7 defenders in the box would make this very difficult, imho.

Reminds me of the pole-cat offense Mississippi Valley State used to run. Of course, they had Jerry Rice to bail them out on every play.
 
Been reading up on it and the teams they were able to upset tried to play the conventional 7 in the box stuff. Very interesting, caught my eye the other day and being a coach ive been reading up on it.
 
It makes man defense impossible, essentially, because you never know who their eligible receivers are going to be until after they hike the ball.

I'd defend it with a 3-2-6, with 2 LBs as QB spies and 6 DBs in 4 shallow, 2 deep zone.
 
Your 3-2-6 is okay, but I'd put linebackers out on the edge to take away a bull rush quick out intended to bowl over small DB's. So it'd really be a 3-4 defense with the linebackers out wide. But I don't know anything.
 
Any offense will work with the good balance, good play calling, and talent. That is why I'm excited about our chances with CPJ.
 
Interesting, and I bet we see it used as a trick/gimmick play some in the future, but with the speed of DEs at the college level I think theres a lot higher risk of it not working.

For quick slants though, it might be a very effective formation.
 
watching the footage you see the pros and cons. The "spread" formations will work well between the 20's but then close to the goal line you will have difficulty scoring.

Remember when woody danztler ran all over us on that QB option. If you have an athletic QB you can reek havoc however eventually you will drop some games to teams w/ solid running games.

You need some type of running game (besides QB) to win consistently IMO
 
watching the footage you see the pros and cons. The "spread" formations will work well between the 20's but then close to the goal line you will have difficulty scoring.

Remember when woody danztler ran all over us on that QB option. If you have an athletic QB you can reek havoc however eventually you will drop some games to teams w/ solid running games.

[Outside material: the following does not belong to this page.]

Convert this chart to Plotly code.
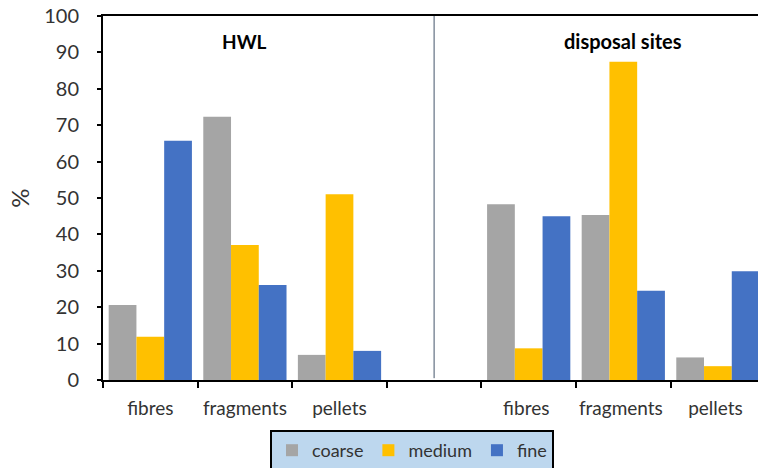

You need some type of running game (besides QB) to win consistently IMO

Thats why I think we will see a team or two pick this offense up in non BCS conferences because it can turn a horrible team into a bowl team. Still, it probably wouldnt win any championships.
 
I heard it was illegal in college. Something about an extra paragraph to the 'eligible receiver' rules for NCAA play.

Anyone know for sure?
 
Seems like there are certain plays that cant be run because of NCAA rules but for the life of me I cant find it. I have seen some stuff on schools that are considering adopting it as their base offense, San Jose St is the only one that comes to mind at the moment.
 
A quote from the link mentioned says " In the NCAA this offense would not be legal because there is added language in the (formation) rule that says 'it must be obvious that a kick may be attempted." This whole offense has something to do with being a kicking (punting) formation. QB (punter) has to be at least seven yards deep. Also traditional numbering requirements are waived so all players have "pass catching" numbers. I guess in high school your punt team could be made up of RB's, DB's, and WR's so they could come in and line up as linemen without having to change jersey's to the 50's, 60's, 70's.
 
The eligible receivers will be the two at the ends of the line of scrimmage (there must be 7 men within a yard of the LOS) and everyone else, who will be technically backs. Shifting presnap would be the confusion. A lineman and back can each take a step in the opposite direction (the back steps up and the lineman steps back) and they now reverse roles.

I think a 3-something-something would be a good defense but it would seem easier almost to play a mantoman much like basketball. With a little film you can find out who their go to guys are and put a "rover" type on them and linebackers on the bigger-slower guys. Could do a end- nose - end D line (the ends have to be agile MJ types). There's a MLB behind the nose and an LB out in each pair of 3's on the biggest guy along with 2 DBs on each side. Then theres a free safety reading the ball. Technically thats a 3-3-5.

This is kind of like football without traditional linemen though. To defend it you have to go with smaller/faster players.
 
Just some california folks trying to take the fat boys out of football. No love.
 
I'd sure like to see MJ coming off the edge against that.